Uma pena que Mataram meu Irmão tenha voado dos cinemas – na verdade, passou durante uma semana em sessão única às 17h no CineSesc. Pois num momento em que o que chega aos cinemas é uma quantidade assustadora de filmes que somem na primeira ida ao banheiro, Mataram meu irmão tem peso.
Peso este que se estabelece já desde o começo. O filme abre com uma extensa conversa de telefônica, mas só enxergamos uma tela preta. Um homem quer saber como visitar o corpo do irmão, cujos restos foram transferidos para uma vala comum. A mulher, do outro lado da linha, responde com os tiques de burocracia comum a qualquer balcão de informação.
Quando surge o primeiro plano de fato (faróis de carros visto em desfoque numa câmera subjetiva, emulando o embaralhamento do horizonte de quem narra o filme – o próprio diretor), o filme já tem peso, seja no sentido da física (força que age sobre um corpo – no caso, o do espectador, que sentirá o filme nas costas) ou como relevância, uma qualidade que justifica ser assistido.
Mataram meu Irmão poderia ser um desastre. Porque é uma história trágica. Porque o realizador, Cristiano Burlan, está imerso no desenrolar dos fatos. Porque foi filmado em períodos distintos. Felizmente, o filme se sustenta. Ainda que se possa apontar senões, as ressalvas não fazem o filme desmoronar. Ele segue firme.
Quem é Rafael, o irmão morto? Responder a essa pergunta orienta o filme. Não de forma a sufoca-lo, obriga-lo a construir um discurso totalizante e definitivo sobre Rafael. Pelo contrário. Entrevistas com família próxima, família distante, família agregada. Somam-se contradições, o que é riquíssimo: um irmão diz que ele quis ser machão, a viúva defende sua honestidade, a tia relembra como ele era carinhoso, o outro irmão diz que o problema foi se meter com um primo doido. Mataram meu Irmão é uma espécie de Rashomon documental.
Nessa apresentação de pontos de vistas distintos surge, com força, uma narrativa do que é viver numa periferia de São Paulo. Ao negar ao espectador a obrigação do “quem-quando-como-onde-por quê”, Mataram meu irmão dá vida, carne e sangue a uma história anônima dessas que povoam diariamente um Cidade Alerta e seus equivalentes. Sensação que se intensifica na maneira que o filme está circunscrito: abre-se com a voz fria do Estado/instituição; fecha-se com as fotos frias do Estado/instituição.

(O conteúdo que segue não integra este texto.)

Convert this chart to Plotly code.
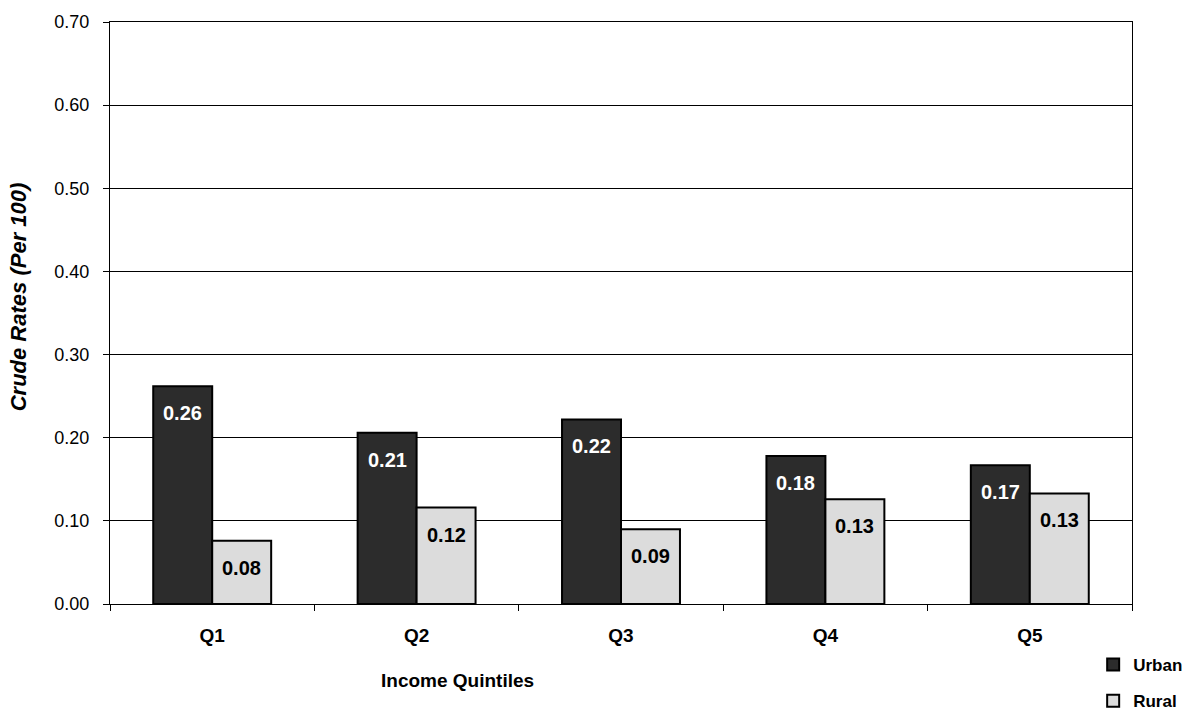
import plotly.graph_objects as go

categories = ["Q1", "Q2", "Q3", "Q4", "Q5"]
urban = [0.262, 0.206, 0.222, 0.178, 0.167]
rural = [0.076, 0.116, 0.090, 0.126, 0.133]
y_ticks = [0.0, 0.1, 0.2, 0.3, 0.4, 0.5, 0.6, 0.7]
y_tick_labels = [f"{v:.2f}" for v in y_ticks]
x_title = "Income Quintiles"
y_title = "Crude Rates (Per 100)"

FONT = "Arial, Liberation Sans, sans-serif"

fig = go.Figure()
fig.add_trace(go.Bar(
    name="Urban", x=categories, y=urban,
    marker=dict(color="#2c2c2c", line=dict(color="#000000", width=2)),
    legendgroup="u",
))
fig.add_trace(go.Bar(
    name="Rural", x=categories, y=rural,
    marker=dict(color="#dcdcdc", line=dict(color="#000000", width=2)),
    legendgroup="r",
))

# data labels inside bars near the top
for vals, shift, col in [(urban, -29.5, "white"), (rural, 29.5, "black")]:
    for c, v in zip(categories, vals):
        fig.add_annotation(
            x=c, y=v, text=f"<b>{v:.2f}</b>", showarrow=False,
            xshift=shift, yshift=-27, yanchor="middle", xanchor="center",
            font=dict(family=FONT, size=20, color=col),
        )

# axis titles (positioned as in the reference)
fig.add_annotation(
    xref="paper", yref="paper", x=0.34, y=-0.131, text=f"<b>{x_title}</b>",
    showarrow=False, xanchor="center", yanchor="middle",
    font=dict(family=FONT, size=19, color="black"),
)
fig.add_annotation(
    xref="paper", yref="paper", x=-0.09, y=0.527, text=f"<b><i>{y_title}</i></b>",
    showarrow=False, xanchor="center", yanchor="middle", textangle=-90,
    font=dict(family=FONT, size=22, color="black"),
)

fig.update_layout(
    width=1194, height=711,
    margin=dict(l=110, r=62, t=22, b=107, autoexpand=False),
    paper_bgcolor="white", plot_bgcolor="white",
    barmode="group", bargap=0.423, bargroupgap=0,
    font=dict(family=FONT, size=17, color="black"),
    showlegend=True,
    legend=dict(
        x=0.962, y=-0.074, xanchor="left", yanchor="top",
        font=dict(family=FONT, size=17, color="black", weight="bold"),
        bgcolor="rgba(0,0,0,0)", tracegroupgap=11,
        itemwidth=30,
    ),
    xaxis=dict(
        showline=True, linecolor="black", linewidth=1, mirror=True,
        ticks="outside", tickson="boundaries", ticklen=6, tickcolor="black",
        tickfont=dict(family=FONT, size=19, color="black", weight="bold"),
        ticklabelstandoff=14,
        showgrid=False,
    ),
    yaxis=dict(
        range=[0, 0.7], tickvals=y_ticks, ticktext=y_tick_labels,
        showline=True, linecolor="black", linewidth=1, mirror=True,
        ticks="outside", ticklen=6, tickcolor="black",
        tickfont=dict(family=FONT, size=18, color="black"),
        ticklabelstandoff=10,
        showgrid=True, gridcolor="#000000", gridwidth=1,
        zeroline=False,
    ),
)

fig.write_html("out.html")
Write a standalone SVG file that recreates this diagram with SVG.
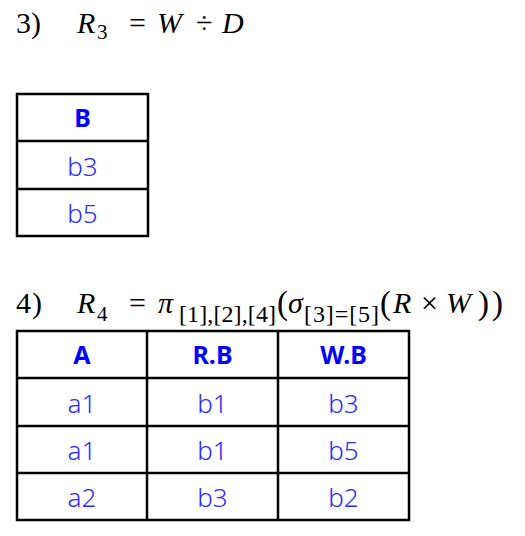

Por um lado é sim possível assumir o desfecho da vida de Rafael como o desfecho de vida de muito jovem de periferia – basta olhá-los para além do recorte de jornal que ganham nuances. Por outro, não seria buscar a generalização de Mataram meu Irmão como retrato da periferia um equívoco que justamente reproduz um olhar totalizante e cego e deixa passar nuances?
Nesse relato sobre quem foi Rafael, só me recordo de uma canção de Sabotage, Zona Sul:
“Na Zona Sul, cotidiano difícil. Mantenha o proceder; quem não conter, tá fudido”.